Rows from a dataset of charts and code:
- - -

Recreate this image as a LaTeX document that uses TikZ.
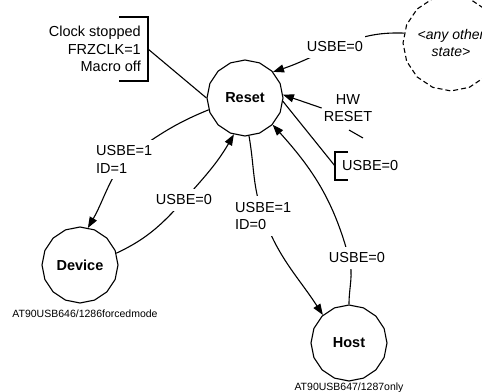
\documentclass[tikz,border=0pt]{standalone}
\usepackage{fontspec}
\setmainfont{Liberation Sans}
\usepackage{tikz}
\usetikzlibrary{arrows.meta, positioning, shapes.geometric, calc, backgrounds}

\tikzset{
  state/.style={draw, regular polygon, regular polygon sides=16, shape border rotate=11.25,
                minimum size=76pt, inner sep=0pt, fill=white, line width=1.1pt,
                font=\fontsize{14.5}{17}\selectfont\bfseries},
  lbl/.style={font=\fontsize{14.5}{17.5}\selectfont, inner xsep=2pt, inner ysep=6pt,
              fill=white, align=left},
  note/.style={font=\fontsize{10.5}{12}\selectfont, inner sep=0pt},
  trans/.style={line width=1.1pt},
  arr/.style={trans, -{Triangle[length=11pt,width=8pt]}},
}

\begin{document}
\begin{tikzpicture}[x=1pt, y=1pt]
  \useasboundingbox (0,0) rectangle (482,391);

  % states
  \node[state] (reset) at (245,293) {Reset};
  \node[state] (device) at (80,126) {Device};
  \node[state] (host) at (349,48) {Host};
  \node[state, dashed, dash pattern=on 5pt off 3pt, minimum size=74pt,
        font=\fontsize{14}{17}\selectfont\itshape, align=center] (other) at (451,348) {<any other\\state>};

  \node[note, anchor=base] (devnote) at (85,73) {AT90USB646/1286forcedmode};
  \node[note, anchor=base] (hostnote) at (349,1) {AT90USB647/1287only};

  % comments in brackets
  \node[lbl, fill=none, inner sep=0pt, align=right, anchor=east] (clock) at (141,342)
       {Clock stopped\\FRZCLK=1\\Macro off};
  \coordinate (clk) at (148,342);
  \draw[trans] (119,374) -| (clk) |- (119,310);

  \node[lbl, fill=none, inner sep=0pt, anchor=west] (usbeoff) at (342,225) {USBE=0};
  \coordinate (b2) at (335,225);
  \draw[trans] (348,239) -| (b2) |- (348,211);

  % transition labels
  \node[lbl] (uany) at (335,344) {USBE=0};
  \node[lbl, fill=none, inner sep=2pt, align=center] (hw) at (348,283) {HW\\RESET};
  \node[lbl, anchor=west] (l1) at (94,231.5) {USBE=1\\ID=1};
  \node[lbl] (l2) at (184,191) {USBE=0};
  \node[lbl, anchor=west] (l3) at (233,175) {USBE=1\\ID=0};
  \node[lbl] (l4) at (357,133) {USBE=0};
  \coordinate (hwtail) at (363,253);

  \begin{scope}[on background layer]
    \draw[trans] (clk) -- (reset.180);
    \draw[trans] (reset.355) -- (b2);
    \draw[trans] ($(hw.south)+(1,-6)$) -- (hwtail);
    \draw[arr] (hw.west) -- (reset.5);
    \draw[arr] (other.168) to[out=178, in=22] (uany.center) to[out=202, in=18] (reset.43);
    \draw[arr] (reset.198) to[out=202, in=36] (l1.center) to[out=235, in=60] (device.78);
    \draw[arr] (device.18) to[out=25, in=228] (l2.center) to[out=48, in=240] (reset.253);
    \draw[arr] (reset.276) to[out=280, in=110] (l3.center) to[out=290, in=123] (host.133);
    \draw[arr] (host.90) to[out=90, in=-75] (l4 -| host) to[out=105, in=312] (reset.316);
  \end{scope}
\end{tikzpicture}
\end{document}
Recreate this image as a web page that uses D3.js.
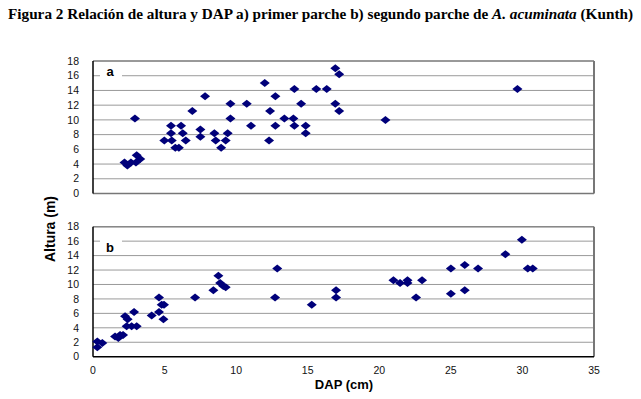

- - -

Problem to solve: Leave out the pictures and repeat exactly the lines from the start of the material through the line that contains "(b2) |- (348,211);", both included.

Exercise response:
Recreate this image as a LaTeX document that uses TikZ.
\documentclass[tikz,border=0pt]{standalone}
\usepackage{fontspec}
\setmainfont{Liberation Sans}
\usepackage{tikz}
\usetikzlibrary{arrows.meta, positioning, shapes.geometric, calc, backgrounds}

\tikzset{
  state/.style={draw, regular polygon, regular polygon sides=16, shape border rotate=11.25,
                minimum size=76pt, inner sep=0pt, fill=white, line width=1.1pt,
                font=\fontsize{14.5}{17}\selectfont\bfseries},
  lbl/.style={font=\fontsize{14.5}{17.5}\selectfont, inner xsep=2pt, inner ysep=6pt,
              fill=white, align=left},
  note/.style={font=\fontsize{10.5}{12}\selectfont, inner sep=0pt},
  trans/.style={line width=1.1pt},
  arr/.style={trans, -{Triangle[length=11pt,width=8pt]}},
}

\begin{document}
\begin{tikzpicture}[x=1pt, y=1pt]
  \useasboundingbox (0,0) rectangle (482,391);

  % states
  \node[state] (reset) at (245,293) {Reset};
  \node[state] (device) at (80,126) {Device};
  \node[state] (host) at (349,48) {Host};
  \node[state, dashed, dash pattern=on 5pt off 3pt, minimum size=74pt,
        font=\fontsize{14}{17}\selectfont\itshape, align=center] (other) at (451,348) {<any other\\state>};

  \node[note, anchor=base] (devnote) at (85,73) {AT90USB646/1286forcedmode};
  \node[note, anchor=base] (hostnote) at (349,1) {AT90USB647/1287only};

  % comments in brackets
  \node[lbl, fill=none, inner sep=0pt, align=right, anchor=east] (clock) at (141,342)
       {Clock stopped\\FRZCLK=1\\Macro off};
  \coordinate (clk) at (148,342);
  \draw[trans] (119,374) -| (clk) |- (119,310);

  \node[lbl, fill=none, inner sep=0pt, anchor=west] (usbeoff) at (342,225) {USBE=0};
  \coordinate (b2) at (335,225);
  \draw[trans] (348,239) -| (b2) |- (348,211);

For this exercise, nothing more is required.